REQUIRED TASK: Return all of the data exactly, with nothing left out but the pictures.

STORED DATA:
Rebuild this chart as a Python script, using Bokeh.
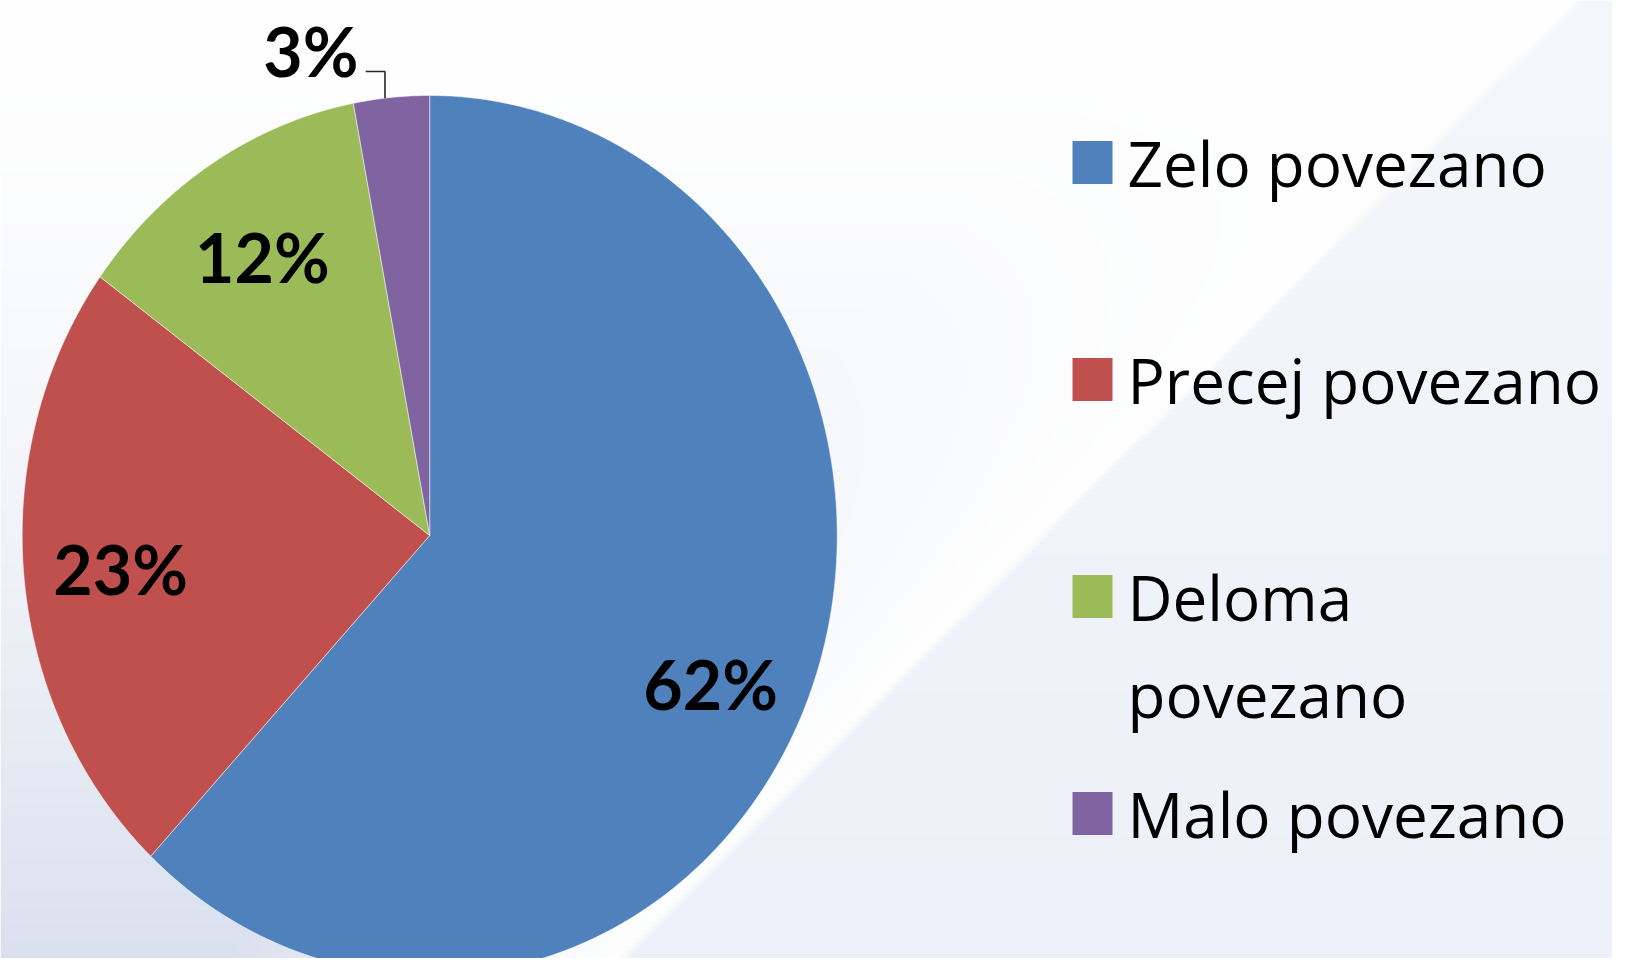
import numpy as np
from bokeh.plotting import figure
from bokeh.models import Range1d
from bokeh.core.properties import value
from bokeh.embed import file_html
from bokeh.resources import INLINE

# ---------------- data ----------------
categories = ["Zelo povezano", "Precej povezano", "Deloma povezano", "Malo povezano"]
legend_lines = [["Zelo povezano"], ["Precej povezano"], ["Deloma", "povezano"], ["Malo povezano"]]
shares = [62, 23, 12, 3]
labels = ["62%", "23%", "12%", "3%"]
colors = ["#4F81BD", "#C0504D", "#9BBB59", "#8064A2"]

# ---------------- layout ----------------
W, H = 1612, 958
CX, CY = 429.2, 423.0      # pie centre
RX, RY = 407.5, 440.0      # pie radii (chart slightly squashed horizontally)
label_r = [0.767, 0.762, 0.756]
label_nudge = [-4.4, 0.2, 0.5]
LABEL_SIZE = 68
LABEL_FONT = "Lato"
LEG_SIZE = 62
LEG_FONT = "Open Sans"
BASE_K = 0.355             # renderer places alphabetic baseline ~0.355*size below y


def text_y(baseline_y, size):
    """plot-y for a text whose visual baseline should sit at baseline_y (plot coords)."""
    return baseline_y + BASE_K * size


p = figure(width=W, height=H, x_range=Range1d(0, W), y_range=Range1d(0, H),
           output_backend="svg", toolbar_location=None, min_border=0)
p.axis.visible = False
p.grid.visible = False
p.outline_line_color = None
p.background_fill_color = "white"
p.border_fill_color = "white"

# ---------------- background (slide-style shading) ----------------
res = 4
nx, ny = W // res, H // res
Xr = (np.arange(nx) + 0.5) * res
Yr = H - (np.arange(ny) + 0.5) * res
XX, YY = np.meshgrid(Xr, Yr)
S = XX + YY
f = np.clip(YY / 974, 0, 1) ** 1.6 * np.clip((1580 - S) / 400, 0, 1)
c1 = np.array([217, 224, 238], float)
left = 255 * (1 - f)[..., None] + c1 * f[..., None]
t = np.clip(YY / 974, 0, 1)[..., None]
right = np.array([246, 247, 251], float) * (1 - t) + np.array([237, 240, 248], float) * t
m = np.clip((S - 1580) / 14 + 0.5, 0, 1)[..., None]
col = left * (1 - m) + right * m
img = np.empty((ny, nx), dtype=np.uint32)
view = img.view(dtype=np.uint8).reshape((ny, nx, 4))
view[..., 0] = col[..., 0].astype(np.uint8)
view[..., 1] = col[..., 1].astype(np.uint8)
view[..., 2] = col[..., 2].astype(np.uint8)
view[..., 3] = 255
p.image_rgba(image=[img], x=0, y=0, dw=W, dh=H)

# ---------------- pie slices ----------------
total = float(sum(shares))
xs, ys, mids = [], [], []
start = 90.0
for v in shares:
    sweep = 360.0 * v / total
    end = start - sweep
    n = max(int(sweep * 2), 8)
    ang = np.radians(np.linspace(start, end, n))
    xs.append([CX] + list(CX + RX * np.cos(ang)) + [CX])
    ys.append([CY] + list(CY + RY * np.sin(ang)) + [CY])
    mids.append((start + end) / 2.0)
    start = end

p.patches(xs=xs, ys=ys, fill_color=colors, line_color="white", line_alpha=0.5, line_width=1)

# ---------------- data labels ----------------
DIGIT_H = 0.7165 * LABEL_SIZE
for i in range(3):
    a = np.radians(mids[i] + label_nudge[i])
    lx = CX + RX * label_r[i] * np.cos(a)
    ly = CY + RY * label_r[i] * np.sin(a)
    p.text(x=[lx], y=[text_y(ly - DIGIT_H / 2, LABEL_SIZE)], text=[labels[i]],
           text_font=value(LABEL_FONT), text_font_style="bold",
           text_font_size=f"{LABEL_SIZE}px", text_color="black",
           text_align="center", text_baseline="alphabetic")

# small slice: label outside with leader line
a = np.radians(mids[3] + 0.9)
ex, ey = CX + RX * np.cos(a), CY + RY * np.sin(a)
ky = CY + RY * 1.0545
kx = CX + RX * (-0.157)
p.line(x=[ex, ex, kx], y=[ey, ky, ky], line_color="#262626", line_width=1.6)
tx = CX + RX * (-0.175)
ty = CY + RY * 1.103
p.text(x=[tx], y=[text_y(ty - DIGIT_H / 2, LABEL_SIZE)], text=[labels[3]],
       text_font=value(LABEL_FONT), text_font_style="bold",
       text_font_size=f"{LABEL_SIZE}px", text_color="black",
       text_align="right", text_baseline="alphabetic")

# ---------------- legend ----------------
LEG_X = 1092
TEXT_X = 1127
TOP_C = H - 162.0
STEP = 217.0
LINE_GAP = 97.0
CAP_H = 0.714 * LEG_SIZE
for i, lines in enumerate(legend_lines):
    yc = TOP_C - i * STEP
    p.rect(x=[LEG_X], y=[yc], width=40, height=43, fill_color=colors[i], line_color=None)
    for j, ln in enumerate(lines):
        base = yc - CAP_H / 2 - j * LINE_GAP
        p.text(x=[TEXT_X], y=[text_y(base, LEG_SIZE)], text=[ln],
               text_font=value(LEG_FONT), text_font_size=f"{LEG_SIZE}px",
               text_color="black", text_align="left", text_baseline="alphabetic")

open("out.html", "w").write(file_html(p, INLINE))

ANSWER TO THE TASK:
Rebuild this chart as a Python script, using Bokeh.
import numpy as np
from bokeh.plotting import figure
from bokeh.models import Range1d
from bokeh.core.properties import value
from bokeh.embed import file_html
from bokeh.resources import INLINE

# ---------------- data ----------------
categories = ["Zelo povezano", "Precej povezano", "Deloma povezano", "Malo povezano"]
legend_lines = [["Zelo povezano"], ["Precej povezano"], ["Deloma", "povezano"], ["Malo povezano"]]
shares = [62, 23, 12, 3]
labels = ["62%", "23%", "12%", "3%"]
colors = ["#4F81BD", "#C0504D", "#9BBB59", "#8064A2"]

# ---------------- layout ----------------
W, H = 1612, 958
CX, CY = 429.2, 423.0      # pie centre
RX, RY = 407.5, 440.0      # pie radii (chart slightly squashed horizontally)
label_r = [0.767, 0.762, 0.756]
label_nudge = [-4.4, 0.2, 0.5]
LABEL_SIZE = 68
LABEL_FONT = "Lato"
LEG_SIZE = 62
LEG_FONT = "Open Sans"
BASE_K = 0.355             # renderer places alphabetic baseline ~0.355*size below y


def text_y(baseline_y, size):
    """plot-y for a text whose visual baseline should sit at baseline_y (plot coords)."""
    return baseline_y + BASE_K * size


p = figure(width=W, height=H, x_range=Range1d(0, W), y_range=Range1d(0, H),
           output_backend="svg", toolbar_location=None, min_border=0)
p.axis.visible = False
p.grid.visible = False
p.outline_line_color = None
p.background_fill_color = "white"
p.border_fill_color = "white"

# ---------------- background (slide-style shading) ----------------
res = 4
nx, ny = W // res, H // res
Xr = (np.arange(nx) + 0.5) * res
Yr = H - (np.arange(ny) + 0.5) * res
XX, YY = np.meshgrid(Xr, Yr)
S = XX + YY
f = np.clip(YY / 974, 0, 1) ** 1.6 * np.clip((1580 - S) / 400, 0, 1)
c1 = np.array([217, 224, 238], float)
left = 255 * (1 - f)[..., None] + c1 * f[..., None]
t = np.clip(YY / 974, 0, 1)[..., None]
right = np.array([246, 247, 251], float) * (1 - t) + np.array([237, 240, 248], float) * t
m = np.clip((S - 1580) / 14 + 0.5, 0, 1)[..., None]
col = left * (1 - m) + right * m
img = np.empty((ny, nx), dtype=np.uint32)
view = img.view(dtype=np.uint8).reshape((ny, nx, 4))
view[..., 0] = col[..., 0].astype(np.uint8)
view[..., 1] = col[..., 1].astype(np.uint8)
view[..., 2] = col[..., 2].astype(np.uint8)
view[..., 3] = 255
p.image_rgba(image=[img], x=0, y=0, dw=W, dh=H)

# ---------------- pie slices ----------------
total = float(sum(shares))
xs, ys, mids = [], [], []
start = 90.0
for v in shares:
    sweep = 360.0 * v / total
    end = start - sweep
    n = max(int(sweep * 2), 8)
    ang = np.radians(np.linspace(start, end, n))
    xs.append([CX] + list(CX + RX * np.cos(ang)) + [CX])
    ys.append([CY] + list(CY + RY * np.sin(ang)) + [CY])
    mids.append((start + end) / 2.0)
    start = end

p.patches(xs=xs, ys=ys, fill_color=colors, line_color="white", line_alpha=0.5, line_width=1)

# ---------------- data labels ----------------
DIGIT_H = 0.7165 * LABEL_SIZE
for i in range(3):
    a = np.radians(mids[i] + label_nudge[i])
    lx = CX + RX * label_r[i] * np.cos(a)
    ly = CY + RY * label_r[i] * np.sin(a)
    p.text(x=[lx], y=[text_y(ly - DIGIT_H / 2, LABEL_SIZE)], text=[labels[i]],
           text_font=value(LABEL_FONT), text_font_style="bold",
           text_font_size=f"{LABEL_SIZE}px", text_color="black",
           text_align="center", text_baseline="alphabetic")

# small slice: label outside with leader line
a = np.radians(mids[3] + 0.9)
ex, ey = CX + RX * np.cos(a), CY + RY * np.sin(a)
ky = CY + RY * 1.0545
kx = CX + RX * (-0.157)
p.line(x=[ex, ex, kx], y=[ey, ky, ky], line_color="#262626", line_width=1.6)
tx = CX + RX * (-0.175)
ty = CY + RY * 1.103
p.text(x=[tx], y=[text_y(ty - DIGIT_H / 2, LABEL_SIZE)], text=[labels[3]],
       text_font=value(LABEL_FONT), text_font_style="bold",
       text_font_size=f"{LABEL_SIZE}px", text_color="black",
       text_align="right", text_baseline="alphabetic")

# ---------------- legend ----------------
LEG_X = 1092
TEXT_X = 1127
TOP_C = H - 162.0
STEP = 217.0
LINE_GAP = 97.0
CAP_H = 0.714 * LEG_SIZE
for i, lines in enumerate(legend_lines):
    yc = TOP_C - i * STEP
    p.rect(x=[LEG_X], y=[yc], width=40, height=43, fill_color=colors[i], line_color=None)
    for j, ln in enumerate(lines):
        base = yc - CAP_H / 2 - j * LINE_GAP
        p.text(x=[TEXT_X], y=[text_y(base, LEG_SIZE)], text=[ln],
               text_font=value(LEG_FONT), text_font_size=f"{LEG_SIZE}px",
               text_color="black", text_align="left", text_baseline="alphabetic")

open("out.html", "w").write(file_html(p, INLINE))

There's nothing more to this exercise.